Definitely easy to check and cheap to fix....
 
Assuming it has enough charge that compressor isn't constantly cycling, I'd bet on fan clutch as well.. My old '96 with 185K mi cools fine, dunno average life of fan clutch...
 
Thanks for the replies guys! I need some education on testing a slipping fan clutch. Never owned a car with one. To test the draw through the condenser, I thought of using smoke and to see if it would hold a sheet of paper to it.

How do you guys do it?
 
UPDATE

Worked some more on it today. Made lots of notes & measurements. I don't have any gauges for 134a, nor did my neighbor.

Thoroughly sprayed the condenser with an alkaline detergent, waitited 10min. then flushed with lots of water and blew out as much water as possible with electric leaf blower before proceeding.

Discovered the fan blade/clutch wobbles a bit when wiggled. I stuck a sheet of paper on the front of the condenser with the motor running and there was enough suction to hold it in place, but lightly.

Fan would only turn about 60° when spun by hand when clutch was ~ 110°F.

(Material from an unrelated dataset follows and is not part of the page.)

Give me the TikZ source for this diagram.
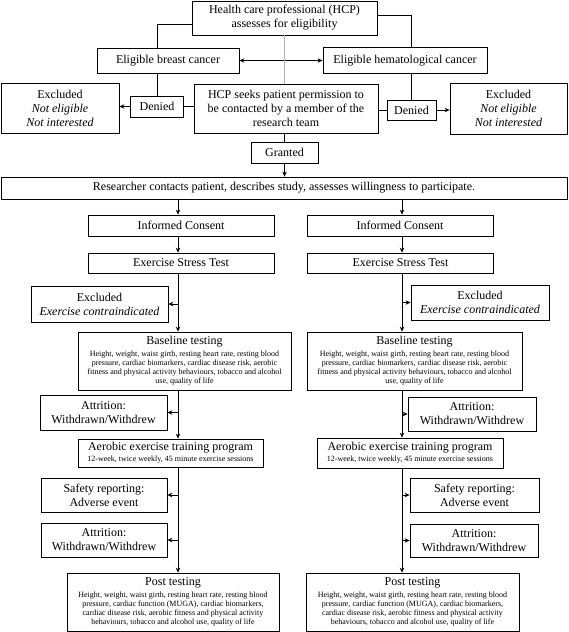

Air vent temp with fan on 2/4, outside air, no A/C: 88°F
A/C on NORM. Air vent temp after 30s................80
A/C on NORM. Air vent temp after 60s................76
A/C on NORM. Air vent temp after 120s...............68
A/C on NORM. Air vent temp after 180s...............68
A/C on MAX. Air vent temp after 60s..................66

This is odd...yesterday it cooled to 60 on MAX. I checked the RECIRC door and it was OPEN! Vac motor unenergized. So I played with the vac hose and all the sudden it began to close. There must be a leak in the old rubber elbow. I was reluctant to reach in there & pull it off because I thought it would rip. After being sure the door was CLOSED, I let it run for 5min and the temp had dropped to 60. So we're getting a 28° delta-T across the coil. A bit weak for a truck.

Suction line temp = 60°.
Liquid line temp = 117°

So that's as good as I can get it. Didn't go on a HWY test yet.